— Start of Data in this exercise —

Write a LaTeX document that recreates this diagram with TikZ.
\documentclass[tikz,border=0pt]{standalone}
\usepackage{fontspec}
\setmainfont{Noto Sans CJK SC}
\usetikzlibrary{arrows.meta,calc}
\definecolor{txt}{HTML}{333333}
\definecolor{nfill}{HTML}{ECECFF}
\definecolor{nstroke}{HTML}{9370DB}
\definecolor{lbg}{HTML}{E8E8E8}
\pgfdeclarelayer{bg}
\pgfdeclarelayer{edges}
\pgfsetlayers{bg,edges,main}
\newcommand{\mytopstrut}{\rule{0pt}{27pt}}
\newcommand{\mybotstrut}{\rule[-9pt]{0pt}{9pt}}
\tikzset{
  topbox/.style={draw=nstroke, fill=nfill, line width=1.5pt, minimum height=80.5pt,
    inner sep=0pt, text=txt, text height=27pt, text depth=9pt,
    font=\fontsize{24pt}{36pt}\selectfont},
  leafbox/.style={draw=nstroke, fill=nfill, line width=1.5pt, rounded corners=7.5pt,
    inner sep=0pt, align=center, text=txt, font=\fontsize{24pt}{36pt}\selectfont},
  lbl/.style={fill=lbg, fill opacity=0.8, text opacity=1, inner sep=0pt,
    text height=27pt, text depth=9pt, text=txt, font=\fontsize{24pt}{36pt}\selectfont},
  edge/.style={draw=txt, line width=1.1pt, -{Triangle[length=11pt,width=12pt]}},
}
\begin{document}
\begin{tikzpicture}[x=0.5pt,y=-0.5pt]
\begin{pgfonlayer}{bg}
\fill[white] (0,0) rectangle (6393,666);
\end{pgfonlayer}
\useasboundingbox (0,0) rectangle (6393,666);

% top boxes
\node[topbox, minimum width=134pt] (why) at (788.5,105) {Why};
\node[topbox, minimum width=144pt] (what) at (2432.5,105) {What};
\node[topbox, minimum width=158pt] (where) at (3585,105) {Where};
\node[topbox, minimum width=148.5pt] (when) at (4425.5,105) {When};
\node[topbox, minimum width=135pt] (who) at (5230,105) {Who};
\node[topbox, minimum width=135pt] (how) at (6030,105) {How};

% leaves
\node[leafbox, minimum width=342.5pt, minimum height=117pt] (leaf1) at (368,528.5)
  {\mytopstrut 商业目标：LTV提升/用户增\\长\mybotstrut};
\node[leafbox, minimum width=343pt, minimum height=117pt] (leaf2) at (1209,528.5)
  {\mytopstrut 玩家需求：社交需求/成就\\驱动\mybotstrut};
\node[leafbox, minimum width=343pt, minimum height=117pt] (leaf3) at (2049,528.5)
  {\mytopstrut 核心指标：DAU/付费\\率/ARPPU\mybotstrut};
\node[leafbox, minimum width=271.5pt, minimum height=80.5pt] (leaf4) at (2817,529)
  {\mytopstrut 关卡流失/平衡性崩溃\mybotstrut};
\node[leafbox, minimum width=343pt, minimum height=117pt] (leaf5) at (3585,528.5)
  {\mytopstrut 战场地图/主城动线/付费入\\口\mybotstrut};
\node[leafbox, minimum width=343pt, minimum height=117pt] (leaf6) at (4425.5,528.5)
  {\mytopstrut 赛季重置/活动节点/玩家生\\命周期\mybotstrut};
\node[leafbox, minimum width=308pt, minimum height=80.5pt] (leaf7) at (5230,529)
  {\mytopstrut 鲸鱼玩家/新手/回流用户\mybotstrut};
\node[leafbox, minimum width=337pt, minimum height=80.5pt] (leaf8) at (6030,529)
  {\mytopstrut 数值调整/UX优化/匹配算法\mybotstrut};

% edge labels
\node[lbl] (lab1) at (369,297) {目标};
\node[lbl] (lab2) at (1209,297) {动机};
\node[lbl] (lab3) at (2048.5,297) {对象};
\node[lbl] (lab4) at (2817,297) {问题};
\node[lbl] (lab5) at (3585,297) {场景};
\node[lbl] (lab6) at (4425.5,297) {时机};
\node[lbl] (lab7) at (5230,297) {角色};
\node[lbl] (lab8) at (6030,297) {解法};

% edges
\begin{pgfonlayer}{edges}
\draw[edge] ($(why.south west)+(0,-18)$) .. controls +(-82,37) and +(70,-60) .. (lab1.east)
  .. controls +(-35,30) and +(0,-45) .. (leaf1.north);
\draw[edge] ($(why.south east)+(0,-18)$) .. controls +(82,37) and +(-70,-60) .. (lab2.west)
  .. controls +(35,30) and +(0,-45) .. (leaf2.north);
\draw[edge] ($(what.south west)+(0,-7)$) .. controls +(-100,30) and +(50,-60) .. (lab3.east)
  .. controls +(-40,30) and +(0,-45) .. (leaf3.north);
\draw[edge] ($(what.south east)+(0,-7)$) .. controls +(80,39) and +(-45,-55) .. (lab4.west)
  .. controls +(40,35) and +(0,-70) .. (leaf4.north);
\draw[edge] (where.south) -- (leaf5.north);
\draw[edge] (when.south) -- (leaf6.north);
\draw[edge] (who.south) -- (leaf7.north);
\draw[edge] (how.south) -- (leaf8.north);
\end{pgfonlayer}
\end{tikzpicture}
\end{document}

— End of Data in this exercise —
— Start of Data in this exercise —

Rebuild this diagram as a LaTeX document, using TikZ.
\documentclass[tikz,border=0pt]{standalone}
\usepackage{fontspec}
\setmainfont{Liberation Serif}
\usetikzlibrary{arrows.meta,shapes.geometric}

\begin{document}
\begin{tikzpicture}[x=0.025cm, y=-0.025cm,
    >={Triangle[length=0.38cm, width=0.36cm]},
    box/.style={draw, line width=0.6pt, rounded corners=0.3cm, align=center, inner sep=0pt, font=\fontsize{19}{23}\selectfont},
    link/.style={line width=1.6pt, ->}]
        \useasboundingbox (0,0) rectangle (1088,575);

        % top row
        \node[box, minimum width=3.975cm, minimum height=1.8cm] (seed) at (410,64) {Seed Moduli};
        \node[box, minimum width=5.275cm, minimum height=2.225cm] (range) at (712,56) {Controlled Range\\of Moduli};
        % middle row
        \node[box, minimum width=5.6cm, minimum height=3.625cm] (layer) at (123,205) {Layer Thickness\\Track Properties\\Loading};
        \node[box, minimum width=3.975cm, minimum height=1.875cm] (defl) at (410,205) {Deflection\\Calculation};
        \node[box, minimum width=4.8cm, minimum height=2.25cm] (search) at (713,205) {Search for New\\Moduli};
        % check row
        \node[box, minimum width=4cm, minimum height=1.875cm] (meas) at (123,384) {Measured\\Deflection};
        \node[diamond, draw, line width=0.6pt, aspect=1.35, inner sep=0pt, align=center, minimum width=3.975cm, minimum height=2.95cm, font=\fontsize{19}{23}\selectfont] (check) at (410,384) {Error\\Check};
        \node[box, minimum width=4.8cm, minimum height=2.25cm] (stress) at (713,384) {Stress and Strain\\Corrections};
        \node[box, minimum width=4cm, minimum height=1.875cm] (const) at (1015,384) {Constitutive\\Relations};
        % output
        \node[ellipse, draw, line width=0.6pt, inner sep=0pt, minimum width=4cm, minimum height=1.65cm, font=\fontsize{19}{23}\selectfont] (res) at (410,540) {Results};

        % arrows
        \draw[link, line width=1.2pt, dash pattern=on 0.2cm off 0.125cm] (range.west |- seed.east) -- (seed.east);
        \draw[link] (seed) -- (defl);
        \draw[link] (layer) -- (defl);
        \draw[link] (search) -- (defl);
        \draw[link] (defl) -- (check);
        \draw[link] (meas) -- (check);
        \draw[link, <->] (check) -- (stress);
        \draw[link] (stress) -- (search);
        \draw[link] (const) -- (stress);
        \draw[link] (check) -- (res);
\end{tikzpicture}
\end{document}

— End of Data in this exercise —

- Problem statement -
Repeat, word for word, only the lines from the line holding "Rebuild this diagram" through the line holding "(0,0) rectangle (1088,575);", with both of those lines included.

- Problem solution -
Rebuild this diagram as a LaTeX document, using TikZ.
\documentclass[tikz,border=0pt]{standalone}
\usepackage{fontspec}
\setmainfont{Liberation Serif}
\usetikzlibrary{arrows.meta,shapes.geometric}

\begin{document}
\begin{tikzpicture}[x=0.025cm, y=-0.025cm,
    >={Triangle[length=0.38cm, width=0.36cm]},
    box/.style={draw, line width=0.6pt, rounded corners=0.3cm, align=center, inner sep=0pt, font=\fontsize{19}{23}\selectfont},
    link/.style={line width=1.6pt, ->}]
        \useasboundingbox (0,0) rectangle (1088,575);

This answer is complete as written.